A polarização entre a vida urbana moderna e o bucólico mundo rural aparece já nas duas primeiras obras-primas do pacote, "Brasa Dormida" e "Sangue Mineiro", ambas com a poética fotografia de Edgar Brasil (que depois fotografaria "Limite", de Mário Peixoto).
No primeiro, um jovem "bon vivant" do Rio, obrigado pelo pai a arranjar emprego, vai ao interior, emprega-se como administrador de uma usina de açúcar e acaba casando com a filha do usineiro.

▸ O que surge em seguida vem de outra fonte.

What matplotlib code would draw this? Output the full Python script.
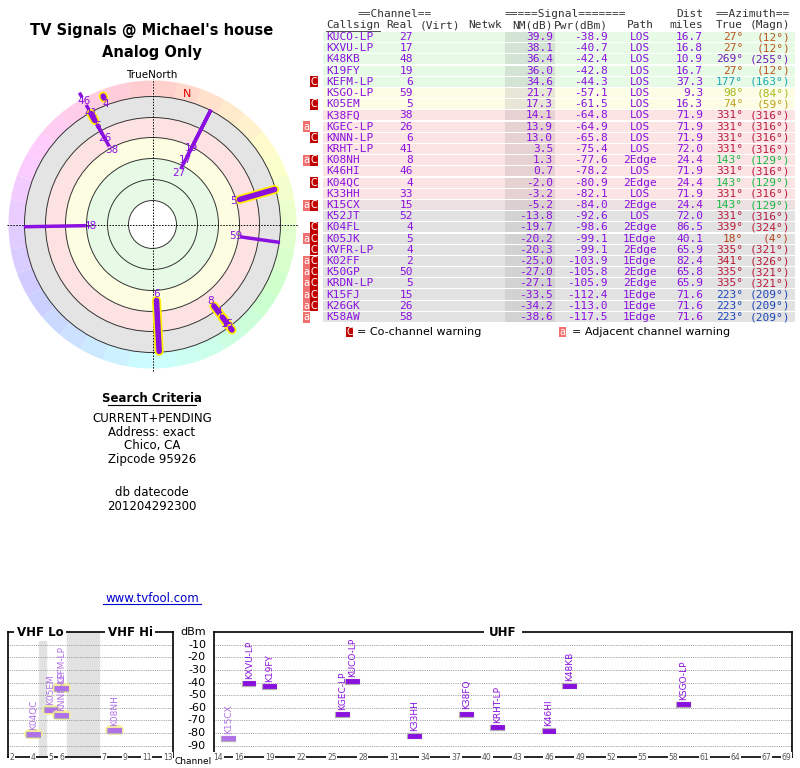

O campo é sua redenção.
Mas são as imagens urbanas, quase documentais, de "Brasa Dormida" que chamam a atenção, sobretudo as tomadas de uma corrida de cavalos na Gávea.
Em "Sangue Mineiro", primeiro longa-metragem rodado em Belo Horizonte, é uma moça da cidade (a estrela Carmen Santos, em seu primeiro trabalho com o diretor) que se junta a um rapaz do interior, depois de um namoro fracassado com um playboy.
Também "Argila" coloca em contato dois mundos contrastantes e, no entanto, complementares: o da alta sociedade carioca (representado pela cobiçada viúva Luciana/Carmen Santos) e o do trabalho artesanal (encarnado no ceramista que ela seduz, Gilberto/Celso Guimarães).

Humanização
Nesses dramas românticos, em que o amor frequentemente se choca com o interesse material e as convenções sociais, os personagens só são estereotipados num primeiro momento.
À medida que a câmera do diretor se concentra neles, eles se humanizam e revelam uma riqueza insuspeitada.
O que sobressai em cada plano filmado pelo diretor é sua alegria de ver e dar a ver o movimento da vida, como sugere sua célebre frase: "O cinema nada mais é do que cachoeira". Por isso, em seus filmes, não há diferença entre poesia e documento.

História
Mesmo o histórico "Descobrimento do Brasil" tem um frescor que o afasta das visões oficialescas. Mantendo-se colado ao relato de Pero Vaz de Caminha, o filme descreve com delicada poesia os primeiros encontros entre brancos e índios, o que o levou a ser elogiado em sua época por Graciliano Ramos.
Diz a lenda que perguntaram certa vez a Humberto Mauro o que era preciso para fazer um bom filme, e que ele respondeu: "Ponha mata, cachoeira, uma figura de mulher... o resto é talento".
Os sete filmes que a Funarte lança agora em vídeo mostram que tudo isso está nos filmes de Humberto Mauro. Principalmente o talento.